You (Don’t) Complete Me…and That’s OK!

Any movie fan or anyone with ears recognises the line ‘You complete me’, those heart-warming words uttered at the end of the movie Jerry Maguire that prompted a collective ‘awwww’ from cinema audiences across the world.

They are, however, bollox.

Ok, I overstated that for attention (gotcha!). But it’s a sentiment with which I’m definitely in conflict.  See, in many ways, yes, my husband completes me-I feel ‘home’ when in his arms and all that jazz and if everyone else around me got sucked into an earthquake crater, I’d be ‘OK’ with having just him survive (sorry folks).  Obviously, I’d be miserable and distraught but he’s the one human I root for before all others and the one whom I love the most.

But he does not ‘complete’ me (whatever that phrase even means!)…  And nor should he.  I am a multi-faceted person who enjoys philosophical, intellectual discussions one minute and Bunny Suicide cartoons the next; I love sociological films and also The Avengers (well not the last one!); I have enjoyed reading Shakespeare and also Fifty Shades (judge away but there are several similar themes-frankly Juliet and Anastasia are both insipid characters!).  So no, my husband, one human being, does not complete me; that is what God made friends for. And music. And books. And TED talks. And work. And colleagues. And films. And travel. And sunshine. And gin. And prayer. And good food. (you get the gist).  No one person completes me and nor should they.

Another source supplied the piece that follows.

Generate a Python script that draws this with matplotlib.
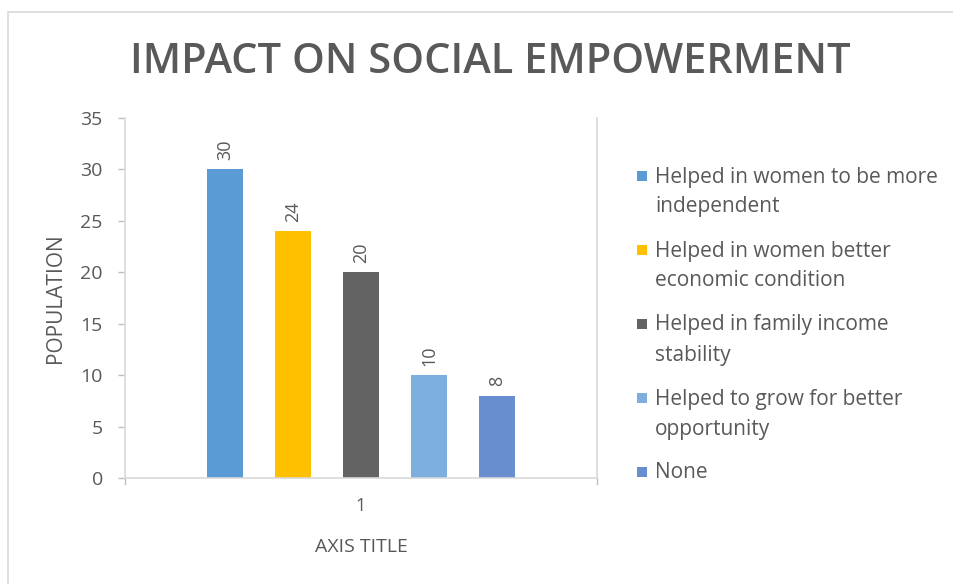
import matplotlib
matplotlib.use("Agg")
import matplotlib.pyplot as plt
from matplotlib.patches import Rectangle

plt.rcParams['font.family'] = ['Open Sans', 'DejaVu Sans']

categories = ["Helped in women to be more\nindependent",
              "Helped in women better\neconomic condition",
              "Helped in family income\nstability",
              "Helped to grow for better\nopportunity",
              "None"]
values = [30, 24, 20, 10, 8]
colors = ["#5b9bd5", "#ffc000", "#636363", "#7cafdd", "#698ed0"]
x_tick_labels = ["1"]
y_ticks = [0, 5, 10, 15, 20, 25, 30, 35]

W, H = 954, 584
fig = plt.figure(figsize=(W / 100, H / 100), dpi=100)
fig.patch.set_facecolor("white")

# outer chart border
fig.add_artist(Rectangle((8 / W, -0.1), 1.2, 1 - 12 / H + 0.1, transform=fig.transFigure,
                         fill=False, edgecolor="#d9d9d9", linewidth=1.2))

ax = fig.add_axes([125 / W, 1 - 478 / H, (597 - 125) / W, (478 - 118) / H])
txtc = "#595959"
spc = 0.144
bw = 0.0763
for i, (c, v, col) in enumerate(zip(categories, values, colors)):
    xpos = (i - 2) * spc
    ax.bar(xpos, v, width=bw, color=col, label=c)
    ax.text(xpos, v + 0.9, str(v), rotation=90, ha="center", va="bottom",
            fontsize=13, color=txtc)

ax.set_xlim(-0.5, 0.5)
ax.set_ylim(0, 35)
ax.set_yticks(y_ticks)
ax.set_xticks([0])
ax.set_xticklabels(x_tick_labels)
ax.tick_params(axis="y", colors="#bfbfbf", labelcolor=txtc, labelsize=14, length=5, width=1, pad=11)
ax.tick_params(axis="x", length=0, labelcolor=txtc, labelsize=13, pad=14)
# category boundary ticks on x axis
for xb in (-0.5, 0.5):
    ax.plot([xb, xb], [0, -0.6], color="#bfbfbf", lw=1, clip_on=False)
ax.spines["top"].set_visible(False)
for s in ("left", "bottom", "right"):
    ax.spines[s].set_color("#d9d9d9")
    ax.spines[s].set_linewidth(1.2)

ax.set_ylabel("POPULATION", fontsize=15, color=txtc, labelpad=10)
ax.set_xlabel("AXIS TITLE", fontsize=14, color=txtc, labelpad=16)

fig.text(490 / W, 1 - 62 / H, "IMPACT ON SOCIAL EMPOWERMENT", ha="center", va="center",
         fontsize=30, fontweight="semibold", color=txtc)

# legend (square aligned with the first text line, as in the original)
leg_x_sq, leg_x_txt, leg_y0, leg_dy, line_dy, sq = 637, 655, 176, 74, 30, 10
for i, (c, col) in enumerate(zip(categories, colors)):
    yc = leg_y0 + leg_dy * i
    fig.add_artist(Rectangle((leg_x_sq / W, 1 - (yc + sq / 2) / H), sq / W, sq / H,
                             transform=fig.transFigure, facecolor=col, edgecolor="none"))
    for j, line in enumerate(c.split("\n")):
        fig.text(leg_x_txt / W, 1 - (yc + line_dy * j + 1) / H, line, ha="left", va="center",
                 fontsize=15, color=txtc)

fig.savefig("out.png", dpi=100, facecolor="white")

you-complete-me-is-that-your-job.png

And yet we see the myth of Romanticism take hold of so many relationships; the myth that our spouse/partner/other half is supposed to ‘complete us’ and be that one person to whom we turn before all others.

WHY the hell should he be that I ask? Why should the person with whom I share my bed & my life also have to be the one with whom I share my thoughts and feelings if they aren’t the best person for that particular job? Personally, I am blessed with some close friends who share my social joys, intellectual passions and mirror my own emotional intelligence and interests. Some who love watching Grey’s Anatomy and discussing the ‘characters’ as if they’re our friends; others who love discussing sociological, political or relationship ideas, and who allow me to hone and critique my thoughts by listening to their views on issues that are my equivalent of mental/emotional oxygen… and the equivalent of disposable scented razors to David (yes, they are ACTUALLY a thing, ugh).

So no, my beloved, wonderful partner does not ‘complete me’. And for me, THIS is the splendidly ingenious recipe of being ‘completed’… My husband gives me the support and confidence to think (& use him as a sounding board when like-minded & interested friends are unavailable) and the loving space to actively seek & invest in relationships with people who will nurture & stimulate me in the interests & areas where we diverge (and I do the same for him).

And in THIS gracious, creative way we go some way to completing each other far more than we ever could in and of ourselves.  By supporting me in finding my people, reading the books, listening to the talks, dancing to the music, preaching the sermons, travelling to the places (without him), laughing at different comedy & socialising with friends he doesn’t wanna spend an evening with (& those he does!) my husband does help to complete me.

So let’s please discard the deceitful myth of a partner’s role being to complete us. And breathe life into the truth that a partner’s role is instead to nurture us to seek out & find the beautiful variation of people, ideas, and ways of life which, along with our partner’s deep love & faithful support, pour life into us-not to ever be ‘complete’… but to be grown.